Mislabeled as Open Source
philipborg opened this issue · comments
On both the site and in the readme, QuestPDF is referred to as open source. But the licensing doesn't fulfill the open source definition. It should be labeled as source-available.
I was actually going to open an issue for this after discovering this project as well.
Please relabel all references of the license as the QuestPDF License
that provides MIT-like rights for non-profit usage and small businesses generating less than $1M in gross annual revenue
Why this is needed
The original MIT license itself does not allow income-based restrictions. As @philipborg mentions the current license also does not meet the OSI definition and is only source-available.
I understand this was a decision that was reached about a year ago in #491 and I'm not looking to fully revisit that thread, I am just requesting the relevant references to MIT be updated to correctly state the new license and references to Open Source
be changed to source-available
. It is my belief all this is just an oversight from the license change and not intentional misrepresentation.

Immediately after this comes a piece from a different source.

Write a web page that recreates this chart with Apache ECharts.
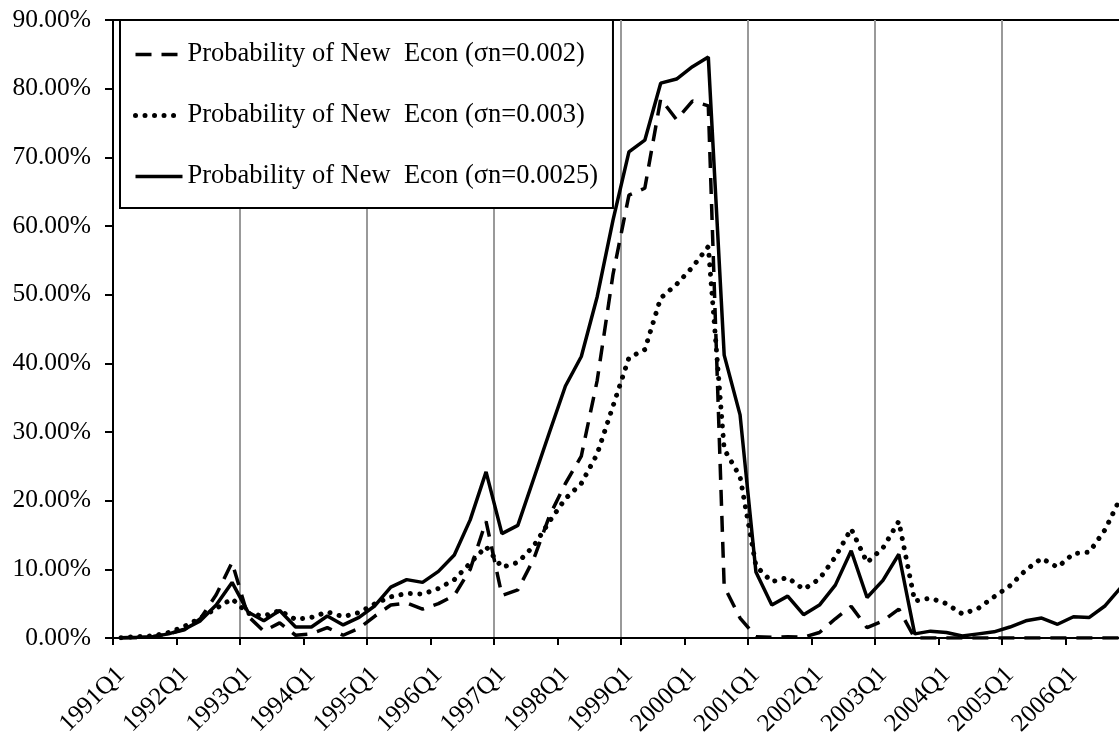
<!DOCTYPE html>
<html>
<head>
<meta charset="utf-8">
<script src="https://cdn.jsdelivr.net/npm/echarts@6/dist/echarts.min.js"></script>
<style>
html, body { margin: 0; padding: 0; background: #fff; }
#chart { width: 1119px; height: 732px; }
</style>
</head>
<body>
<div id="chart"></div>
<script>
// quarters 1991Q1 .. 2006Q4
const years = [1991, 1992, 1993, 1994, 1995, 1996, 1997, 1998, 1999, 2000, 2001, 2002, 2003, 2004, 2005, 2006];
const quarters = ['Q1', 'Q2', 'Q3', 'Q4'];

const seriesNames = [
    'Probability of New  Econ (σn=0.002)',
    'Probability of New  Econ (σn=0.003)',
    'Probability of New  Econ (σn=0.0025)'
];

// values in percent
const prob002 = [
    0.0, 0.05, 0.2, 0.6, 1.2, 2.8, 6.3, 11.0,
    3.2, 1.0, 2.2, 0.4, 0.6, 1.5, 0.4, 1.4,
    3.2, 4.8, 5.1, 4.2, 5.0, 6.2, 10.0, 17.0,
    6.2, 7.0, 11.5, 17.8, 22.5, 26.5, 37.5, 53.0,
    64.5, 65.5, 78.5, 75.5, 78.2, 77.5, 7.5, 2.9,
    0.2, 0.1, 0.2, 0.1, 0.8, 2.8, 4.6, 1.5,
    2.5, 4.2, 0.0, 0.0, 0.0, 0.0, 0.0, 0.0,
    0.0, 0.0, 0.0, 0.0, 0.0, 0.0, 0.0, 0.0
];
const prob003 = [
    0.05, 0.2, 0.3, 0.8, 1.7, 2.9, 4.3, 5.7,
    3.6, 3.2, 4.0, 2.7, 3.0, 3.8, 3.1, 3.7,
    5.0, 6.0, 6.5, 6.4, 7.2, 8.5, 10.9, 13.3,
    10.3, 11.0, 13.4, 17.0, 20.3, 22.5, 26.8, 33.8,
    40.8, 42.0, 49.5, 51.5, 54.0, 57.0, 27.5, 23.5,
    10.5, 8.2, 8.8, 7.1, 8.6, 11.8, 15.9, 11.0,
    13.1, 17.0, 5.4, 5.8, 5.0, 3.5, 4.3, 6.0,
    7.6, 9.9, 11.6, 10.3, 12.3, 12.5, 15.8, 20.6
];
const prob0025 = [
    0.05, 0.1, 0.2, 0.6, 1.3, 2.5, 4.8, 8.1,
    3.8, 2.5, 4.0, 1.6, 1.6, 3.2, 1.9, 3.0,
    4.7, 7.4, 8.5, 8.1, 9.7, 12.1, 17.2, 24.2,
    15.2, 16.4, 23.2, 30.0, 36.7, 41.0, 49.7, 60.9,
    70.8, 72.5, 80.8, 81.4, 83.2, 84.6, 41.2, 32.5,
    9.6, 4.8, 6.1, 3.4, 4.8, 7.7, 12.7, 5.9,
    8.4, 12.2, 0.6, 1.0, 0.8, 0.3, 0.6, 0.9,
    1.6, 2.5, 2.9, 2.0, 3.1, 3.0, 4.7, 7.4
];

let categories = [];
years.forEach((y) => {
    quarters.forEach((q) => {
        categories.push(y + q);
    });
});

const fontFamily = "'Liberation Serif', 'Times New Roman', serif";

let myChart = echarts.init(document.getElementById('chart'));

let option = {
    animation: false,
    backgroundColor: '#fff',
    grid: {
        left: 113,
        top: 20,
        width: 1016,   // runs past the right edge, the picture is cut there
        height: 618,
        show: true,
        borderColor: '#000',
        borderWidth: 2,
        containLabel: false,
        outerBoundsMode: 'none'
    },
    legend: {
        orient: 'vertical',
        left: 120,
        top: 20,
        padding: [21, 15, 18, 13],
        itemGap: 34,
        itemWidth: 47,
        itemHeight: 14,
        backgroundColor: '#fff',
        borderColor: '#000',
        borderWidth: 2,
        borderRadius: 0,
        itemStyle: { opacity: 0 },   // no marker on the legend lines
        lineStyle: { width: 'inherit' },
        textStyle: {
            fontFamily: fontFamily,
            fontSize: 26.5,
            color: '#000'
        },
        data: seriesNames
    },
    xAxis: {
        type: 'category',
        data: categories,
        boundaryGap: true,
        axisLine: { lineStyle: { color: '#000', width: 2 } },
        axisTick: {
            show: true,
            length: 7,
            interval: function (i) { return i % 4 === 0; },
            lineStyle: { color: '#000', width: 2 }
        },
        axisLabel: {
            interval: function (i) { return i % 4 === 0; },
            rotate: 45,
            margin: 33,
            fontFamily: fontFamily,
            fontSize: 25,
            color: '#000'
        },
        splitLine: {
            show: true,
            interval: function (i) { return i % 8 === 0 && i > 0; },
            lineStyle: { color: '#999', width: 2 }
        }
    },
    yAxis: {
        type: 'value',
        min: 0,
        max: 90,
        interval: 10,
        axisLine: { show: true, lineStyle: { color: '#000', width: 2 } },
        axisTick: { show: true, length: 8, lineStyle: { color: '#000', width: 2 } },
        axisLabel: {
            formatter: function (v) { return v.toFixed(2) + '%'; },
            margin: 22,
            fontFamily: fontFamily,
            fontSize: 25.5,
            color: '#000'
        },
        splitLine: { show: false }
    },
    series: [
        {
            name: seriesNames[0],
            type: 'line',
            data: prob002,
            symbol: 'none',
            itemStyle: { color: '#000' },
            lineStyle: { color: '#000', width: 3.5, type: [16, 10] }
        },
        {
            name: seriesNames[1],
            type: 'line',
            data: prob003,
            symbol: 'none',
            itemStyle: { color: '#000' },
            lineStyle: { color: '#000', width: 5, type: [0.01, 9.5], cap: 'round' }
        },
        {
            name: seriesNames[2],
            type: 'line',
            data: prob0025,
            symbol: 'none',
            itemStyle: { color: '#000' },
            lineStyle: { color: '#000', width: 3.5 }
        }
    ]
};

myChart.setOption(option);
</script>
</body>
</html>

I have no qualms with your decision to re-license, that is your right, it's just the current state of the website and readme verbiage does not tell a truthful picture that causes confusion
Potential issues with the QuestPDF License
The current license presents a few problematic and unanswered questions that make it challenging to use without answers:
- There is ambiguity on the gross-income measurement. This ambiguity comes from what license is needed once a previously-not-over-$1M-small-business finally exceeds that threshold. Are they suddenly out of compliance or does only the gross income the year they initially get the dependency matter? It's fairly clear that upon an update it would need reevaluation as it's a new distribution. Explicit verbiage on all this would be greatly helpful to small businesses
- There is currently a
Transitive Dependency Usage
clause that states, and I quote,If you're using QuestPDF as a transitive dependency, you're free to use it under the MIT license without any cost.
-- what happens if I create an open source MIT-licensed wrapper around QuestPDF? And then use that wrapper in a commercial offering that generates over $1M in gross revenue? I'm only using the wrapper so the QuestPDF software is a transitive dependency and thus fully free to use under MIT. I doubt this was your desired interpretation of this clause, so again be explicit on what the Transitive Dependency Usage clause applies to.
@philipborg you may wish to know that there is still a maintained branch for the fully-MIT-licensed version of this project here: https://github.com/QuestPDF/QuestPDF/tree/2022.12.X-support
You can fork this fully or use that branch for any reason or use under the standard MIT license rules regardless of income.